The human and animal costs of India's unregulated coal industry
- Published
India is one of the largest producers of coal in the world and more than half of its commercial energy needs are met by coal.
But unregulated mining has caused serious health and environmental issues, and led to growing conflicts between elephants and humans.
In the coal-rich central state of Chhattisgarh, for example, fly ash has caused respiratory problems and serious illnesses like tuberculosis among people, but their troubles don't end there.
Forests are being cleared for coal mining and wild elephants are entering villages in search of food and attacking people.
Photojournalist Subrata Biswas has documented the fallout of India's dependence on coal.
"As thousands of acres of forest land are destroyed to mining, foraging elephants attracted by the crops in the fields often enter villages, resulting in an alarmingly high number of human-elephant conflict situations," says Biswas.
Officials estimate elephants have been responsible for 8,657 incidents of property damage and 99,152 incidents of crop damage in Chhattisgarh between 2005 and 2014.
"We were sleeping when the elephants broke into our room. Somehow we managed to escape but I fractured my left leg when a large part of the wall fell on my leg. My husband saved my life," says Rujri Khalkho, 70, whose home was damaged by a herd of wild elephants almost a year ago.
A compensation of 10,000 rupees ($149; £114) has not been enough to repair her house or pay for her medical care.
Deaths of elephants due to electrocution have become common in the state.
In Dharamjaigarh, the most affected area, officials have recorded 30 elephant and 75 human deaths so far.
In 2009, Kanti Bai Sau, 40, lost her home and farm to an open-cast coal mine.
She was promised compensation of 200,000 rupees ($2,980; £2,290) and a job to a family member, but received neither.

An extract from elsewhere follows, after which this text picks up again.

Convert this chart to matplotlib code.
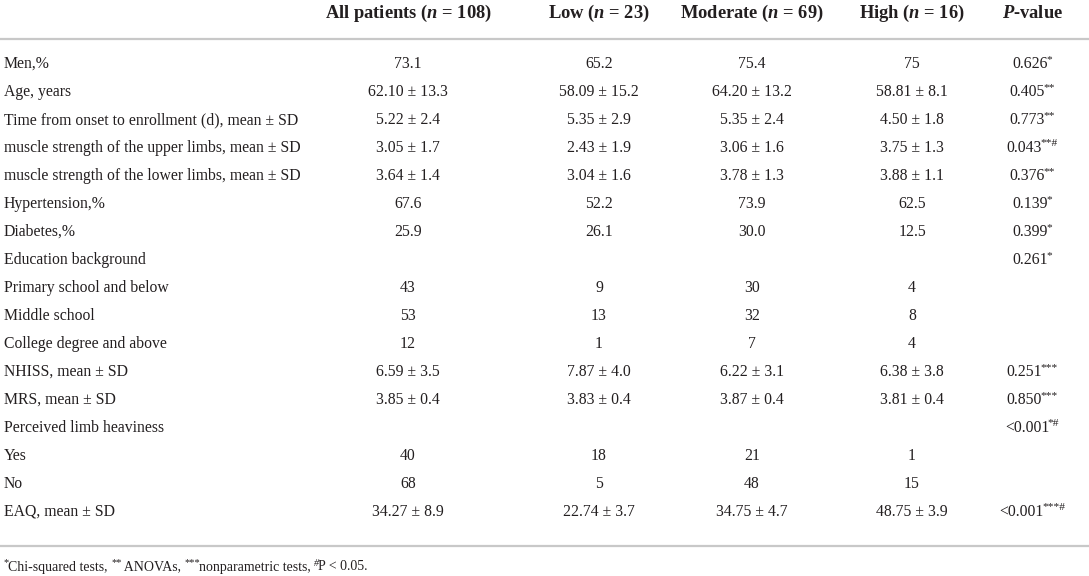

Her son died last year of respiratory complications.
"There is no fresh air to breath, fresh water to drink. Coal has usurped everything here."
"We lived next to this mine for almost 10 years and watched helplessly as our wells went dry, forests disappeared and fields become unproductive," says Girja Bai Chauhan.
"We have lost almost eight acres of our fields to the mine and authorities haven't fulfilled a single promise they made while acquiring land. They sent us into a dark future and unhealthy environment to live and breathe in."
Pipelines carry fly ash slurry from a local thermal power power plant in Korba to a fly ash pond.
Environment activists say that every year approximately 50 million tonnes of fly ash is generated by power plants in Chhattishgarh but not even the half of this amount have been reutilized to reduce the pollution from fly ash.
Fly ash is known to contain trace elements such as arsenic, barium and mercury among others, and unlined ponds like this could be polluting groundwater by leaching.
"The ash is everywhere. When the wind blows, everything is coated with a layer of white grey ash. The road, ponds, our houses, sometimes even our spectacles get coated with a fine layer of the ash," says Biswas.
Rohit Rathia, 55, suffers from tuberculosis.
He lives in a village next to an open cast mine where lung diseases such as coal workers' pneumoconiosis (CWP), silicosis and tuberculosis have become common ailments.